> **Data section**:
========

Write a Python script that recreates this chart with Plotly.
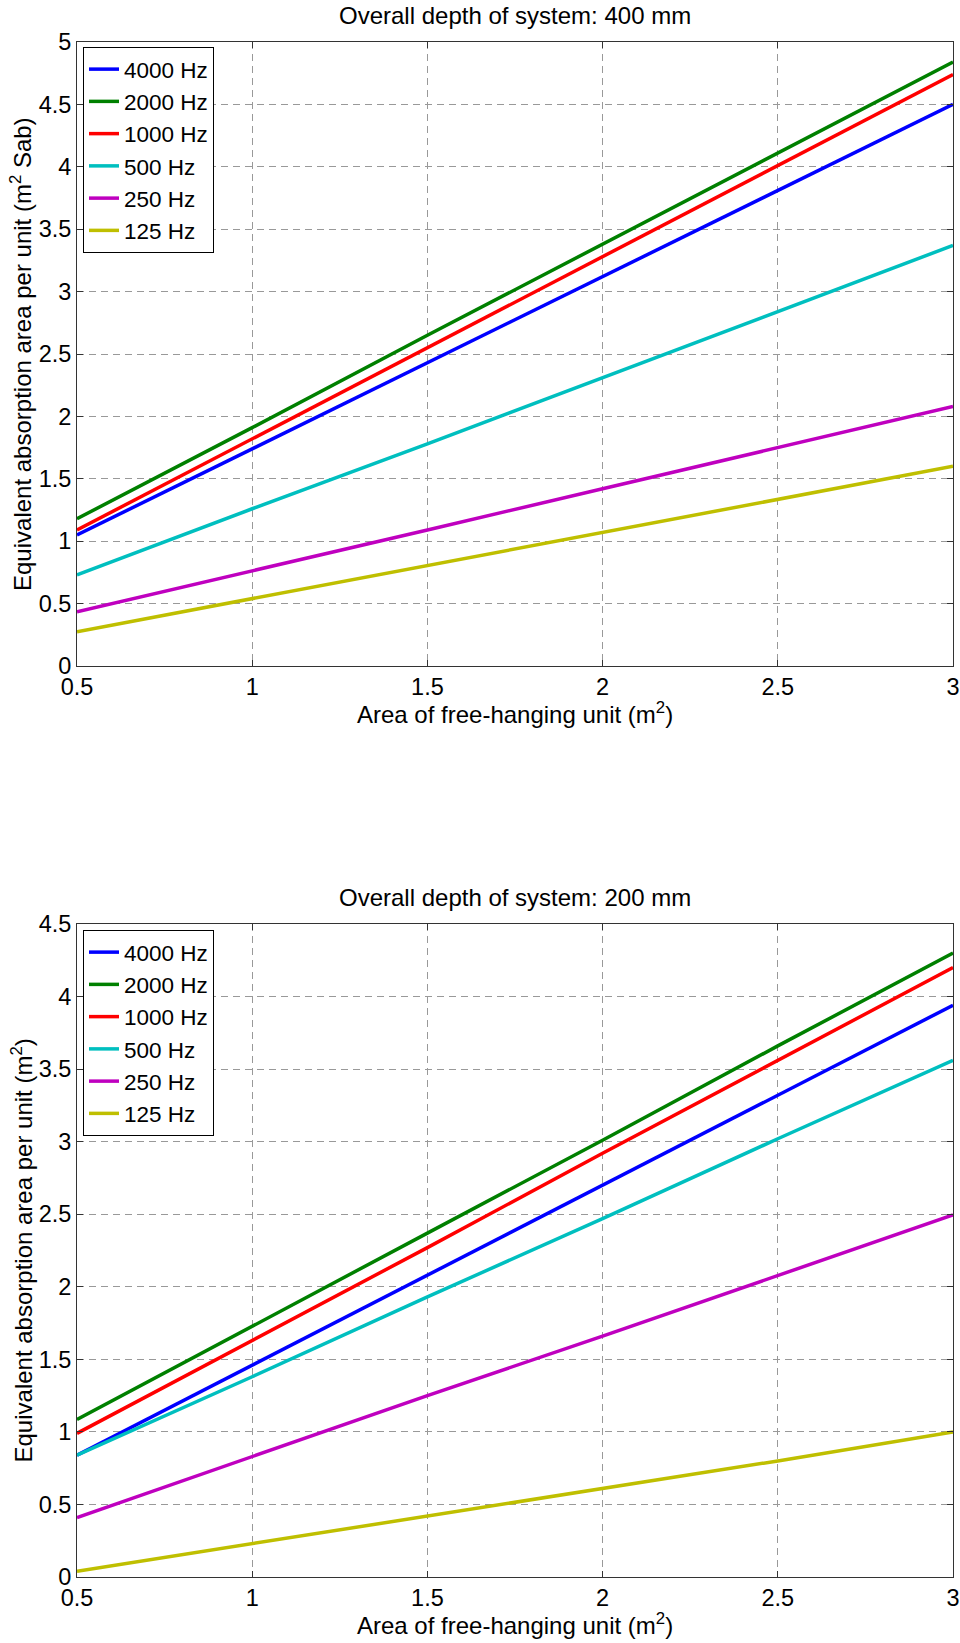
import plotly.graph_objects as go

# ---------------- data ----------------
x_area = [0.5, 1.0, 1.5, 2.0, 2.5, 3.0]
freq_labels = ["4000 Hz", "2000 Hz", "1000 Hz", "500 Hz", "250 Hz", "125 Hz"]
line_colors = ["#0000ff", "#008000", "#ff0000", "#00bfbf", "#bf00bf", "#bfbf00"]

# Overall depth 400 mm
d400_4000 = [1.05, 1.74, 2.43, 3.12, 3.81, 4.50]
d400_2000 = [1.18, 1.91, 2.65, 3.38, 4.11, 4.84]
d400_1000 = [1.09, 1.82, 2.55, 3.28, 4.01, 4.74]
d400_500 = [0.73, 1.26, 1.78, 2.31, 2.84, 3.37]
d400_250 = [0.435, 0.76, 1.09, 1.42, 1.75, 2.08]
d400_125 = [0.275, 0.54, 0.80, 1.07, 1.33, 1.60]

# Overall depth 200 mm
d200_4000 = [0.84, 1.46, 2.08, 2.70, 3.32, 3.94]
d200_2000 = [1.085, 1.73, 2.37, 3.01, 3.66, 4.30]
d200_1000 = [0.99, 1.63, 2.27, 2.92, 3.56, 4.20]
d200_500 = [0.84, 1.38, 1.93, 2.47, 3.02, 3.56]
d200_250 = [0.41, 0.83, 1.25, 1.66, 2.08, 2.495]
d200_125 = [0.04, 0.23, 0.42, 0.61, 0.80, 1.00]

x_ticks = [0.5, 1, 1.5, 2, 2.5, 3]
x_ticklabels = ["0.5", "1", "1.5", "2", "2.5", "3"]
y_ticks_top = [0, 0.5, 1, 1.5, 2, 2.5, 3, 3.5, 4, 4.5, 5]
y_ticks_bot = [0, 0.5, 1, 1.5, 2, 2.5, 3, 3.5, 4, 4.5]

title_top = "Overall depth of system: 400 mm"
title_bot = "Overall depth of system: 200 mm"
xlabel = "Area of free-hanging unit (m<sup>2</sup>)"
ylabel_top = "Equivalent absorption area per unit (m<sup>2</sup> Sab)"
ylabel_bot = "Equivalent absorption area per unit (m<sup>2</sup>)"

# ---------------- layout constants ----------------
W, H = 960, 1643
FONT = "Liberation Sans, Arial, Helvetica, sans-serif"
X0, X1 = 77, 953
TOP_Y0, TOP_Y1 = 42, 666
BOT_Y0, BOT_Y1 = 924, 1577


def py(pix):
    return 1 - pix / H


fig = go.Figure()

top_series = [d400_4000, d400_2000, d400_1000, d400_500, d400_250, d400_125]
bot_series = [d200_4000, d200_2000, d200_1000, d200_500, d200_250, d200_125]

for name, col, ys in zip(freq_labels, line_colors, top_series):
    fig.add_trace(go.Scatter(x=x_area, y=ys, mode="lines", name=name,
                             line=dict(color=col, width=3.5),
                             xaxis="x", yaxis="y", legend="legend"))
for name, col, ys in zip(freq_labels, line_colors, bot_series):
    fig.add_trace(go.Scatter(x=x_area, y=ys, mode="lines", name=name,
                             line=dict(color=col, width=3.5),
                             xaxis="x2", yaxis="y2", legend="legend2"))

axis_common = dict(
    showline=True, linecolor="#333333", linewidth=1, mirror="ticks",
    ticks="inside", ticklen=6, tickcolor="#333333",
    showgrid=True, gridcolor="#999999", gridwidth=1, griddash="7px,5px",
    zeroline=False, automargin=False,
    tickfont=dict(family=FONT, size=23.5, color="black"),
)

legend_common = dict(
    xanchor="left", yanchor="top",
    bordercolor="black", borderwidth=1, bgcolor="white",
    font=dict(family=FONT, size=22.5, color="black"),
    itemwidth=30, tracegroupgap=0,
)

fig.update_layout(
    width=W, height=H,
    margin=dict(l=0, r=0, t=0, b=0, autoexpand=False),
    paper_bgcolor="white", plot_bgcolor="white",
    font=dict(family=FONT, color="black"),
    xaxis=dict(domain=[X0 / W, X1 / W], range=[0.5, 3], tickvals=x_ticks,
               ticktext=x_ticklabels, anchor="y", **axis_common),
    yaxis=dict(domain=[py(TOP_Y1), py(TOP_Y0)], range=[0, 5],
               tickvals=y_ticks_top, anchor="x", **axis_common),
    xaxis2=dict(domain=[X0 / W, X1 / W], range=[0.5, 3], tickvals=x_ticks,
                ticktext=x_ticklabels, anchor="y2", **axis_common),
    yaxis2=dict(domain=[py(BOT_Y1), py(BOT_Y0)], range=[0, 4.5],
                tickvals=y_ticks_bot, anchor="x2", **axis_common),
    legend=dict(x=83 / W, y=py(47), **legend_common),
    legend2=dict(x=83 / W, y=py(930), **legend_common),
    showlegend=True,
)

ann_font = dict(family=FONT, size=24, color="black")
xc = (X0 + X1) / 2 / W
fig.add_annotation(text=title_top, x=xc, y=py(16), xref="paper", yref="paper",
                   showarrow=False, xanchor="center", yanchor="middle", font=ann_font)
fig.add_annotation(text=title_bot, x=xc, y=py(897), xref="paper", yref="paper",
                   showarrow=False, xanchor="center", yanchor="middle", font=ann_font)
fig.add_annotation(text=xlabel, x=xc, y=py(713), xref="paper", yref="paper",
                   showarrow=False, xanchor="center", yanchor="middle", font=ann_font)
fig.add_annotation(text=xlabel, x=xc, y=py(1624), xref="paper", yref="paper",
                   showarrow=False, xanchor="center", yanchor="middle", font=ann_font)
fig.add_annotation(text=ylabel_top, x=21 / W, y=py((TOP_Y0 + TOP_Y1) / 2),
                   xref="paper", yref="paper", showarrow=False, textangle=-90,
                   xanchor="center", yanchor="middle", font=ann_font)
fig.add_annotation(text=ylabel_bot, x=21 / W, y=py((BOT_Y0 + BOT_Y1) / 2),
                   xref="paper", yref="paper", showarrow=False, textangle=-90,
                   xanchor="center", yanchor="middle", font=ann_font)

fig.write_html("out.html")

========

Skipping the pictures, transcribe each line above exactly as it appears.

Write a Python script that recreates this chart with Plotly.
import plotly.graph_objects as go

# ---------------- data ----------------
x_area = [0.5, 1.0, 1.5, 2.0, 2.5, 3.0]
freq_labels = ["4000 Hz", "2000 Hz", "1000 Hz", "500 Hz", "250 Hz", "125 Hz"]
line_colors = ["#0000ff", "#008000", "#ff0000", "#00bfbf", "#bf00bf", "#bfbf00"]

# Overall depth 400 mm
d400_4000 = [1.05, 1.74, 2.43, 3.12, 3.81, 4.50]
d400_2000 = [1.18, 1.91, 2.65, 3.38, 4.11, 4.84]
d400_1000 = [1.09, 1.82, 2.55, 3.28, 4.01, 4.74]
d400_500 = [0.73, 1.26, 1.78, 2.31, 2.84, 3.37]
d400_250 = [0.435, 0.76, 1.09, 1.42, 1.75, 2.08]
d400_125 = [0.275, 0.54, 0.80, 1.07, 1.33, 1.60]

# Overall depth 200 mm
d200_4000 = [0.84, 1.46, 2.08, 2.70, 3.32, 3.94]
d200_2000 = [1.085, 1.73, 2.37, 3.01, 3.66, 4.30]
d200_1000 = [0.99, 1.63, 2.27, 2.92, 3.56, 4.20]
d200_500 = [0.84, 1.38, 1.93, 2.47, 3.02, 3.56]
d200_250 = [0.41, 0.83, 1.25, 1.66, 2.08, 2.495]
d200_125 = [0.04, 0.23, 0.42, 0.61, 0.80, 1.00]

x_ticks = [0.5, 1, 1.5, 2, 2.5, 3]
x_ticklabels = ["0.5", "1", "1.5", "2", "2.5", "3"]
y_ticks_top = [0, 0.5, 1, 1.5, 2, 2.5, 3, 3.5, 4, 4.5, 5]
y_ticks_bot = [0, 0.5, 1, 1.5, 2, 2.5, 3, 3.5, 4, 4.5]

title_top = "Overall depth of system: 400 mm"
title_bot = "Overall depth of system: 200 mm"
xlabel = "Area of free-hanging unit (m<sup>2</sup>)"
ylabel_top = "Equivalent absorption area per unit (m<sup>2</sup> Sab)"
ylabel_bot = "Equivalent absorption area per unit (m<sup>2</sup>)"

# ---------------- layout constants ----------------
W, H = 960, 1643
FONT = "Liberation Sans, Arial, Helvetica, sans-serif"
X0, X1 = 77, 953
TOP_Y0, TOP_Y1 = 42, 666
BOT_Y0, BOT_Y1 = 924, 1577


def py(pix):
    return 1 - pix / H


fig = go.Figure()

top_series = [d400_4000, d400_2000, d400_1000, d400_500, d400_250, d400_125]
bot_series = [d200_4000, d200_2000, d200_1000, d200_500, d200_250, d200_125]

for name, col, ys in zip(freq_labels, line_colors, top_series):
    fig.add_trace(go.Scatter(x=x_area, y=ys, mode="lines", name=name,
                             line=dict(color=col, width=3.5),
                             xaxis="x", yaxis="y", legend="legend"))
for name, col, ys in zip(freq_labels, line_colors, bot_series):
    fig.add_trace(go.Scatter(x=x_area, y=ys, mode="lines", name=name,
                             line=dict(color=col, width=3.5),
                             xaxis="x2", yaxis="y2", legend="legend2"))

axis_common = dict(
    showline=True, linecolor="#333333", linewidth=1, mirror="ticks",
    ticks="inside", ticklen=6, tickcolor="#333333",
    showgrid=True, gridcolor="#999999", gridwidth=1, griddash="7px,5px",
    zeroline=False, automargin=False,
    tickfont=dict(family=FONT, size=23.5, color="black"),
)

legend_common = dict(
    xanchor="left", yanchor="top",
    bordercolor="black", borderwidth=1, bgcolor="white",
    font=dict(family=FONT, size=22.5, color="black"),
    itemwidth=30, tracegroupgap=0,
)

fig.update_layout(
    width=W, height=H,
    margin=dict(l=0, r=0, t=0, b=0, autoexpand=False),
    paper_bgcolor="white", plot_bgcolor="white",
    font=dict(family=FONT, color="black"),
    xaxis=dict(domain=[X0 / W, X1 / W], range=[0.5, 3], tickvals=x_ticks,
               ticktext=x_ticklabels, anchor="y", **axis_common),
    yaxis=dict(domain=[py(TOP_Y1), py(TOP_Y0)], range=[0, 5],
               tickvals=y_ticks_top, anchor="x", **axis_common),
    xaxis2=dict(domain=[X0 / W, X1 / W], range=[0.5, 3], tickvals=x_ticks,
                ticktext=x_ticklabels, anchor="y2", **axis_common),
    yaxis2=dict(domain=[py(BOT_Y1), py(BOT_Y0)], range=[0, 4.5],
                tickvals=y_ticks_bot, anchor="x2", **axis_common),
    legend=dict(x=83 / W, y=py(47), **legend_common),
    legend2=dict(x=83 / W, y=py(930), **legend_common),
    showlegend=True,
)

ann_font = dict(family=FONT, size=24, color="black")
xc = (X0 + X1) / 2 / W
fig.add_annotation(text=title_top, x=xc, y=py(16), xref="paper", yref="paper",
                   showarrow=False, xanchor="center", yanchor="middle", font=ann_font)
fig.add_annotation(text=title_bot, x=xc, y=py(897), xref="paper", yref="paper",
                   showarrow=False, xanchor="center", yanchor="middle", font=ann_font)
fig.add_annotation(text=xlabel, x=xc, y=py(713), xref="paper", yref="paper",
                   showarrow=False, xanchor="center", yanchor="middle", font=ann_font)
fig.add_annotation(text=xlabel, x=xc, y=py(1624), xref="paper", yref="paper",
                   showarrow=False, xanchor="center", yanchor="middle", font=ann_font)
fig.add_annotation(text=ylabel_top, x=21 / W, y=py((TOP_Y0 + TOP_Y1) / 2),
                   xref="paper", yref="paper", showarrow=False, textangle=-90,
                   xanchor="center", yanchor="middle", font=ann_font)
fig.add_annotation(text=ylabel_bot, x=21 / W, y=py((BOT_Y0 + BOT_Y1) / 2),
                   xref="paper", yref="paper", showarrow=False, textangle=-90,
                   xanchor="center", yanchor="middle", font=ann_font)

fig.write_html("out.html")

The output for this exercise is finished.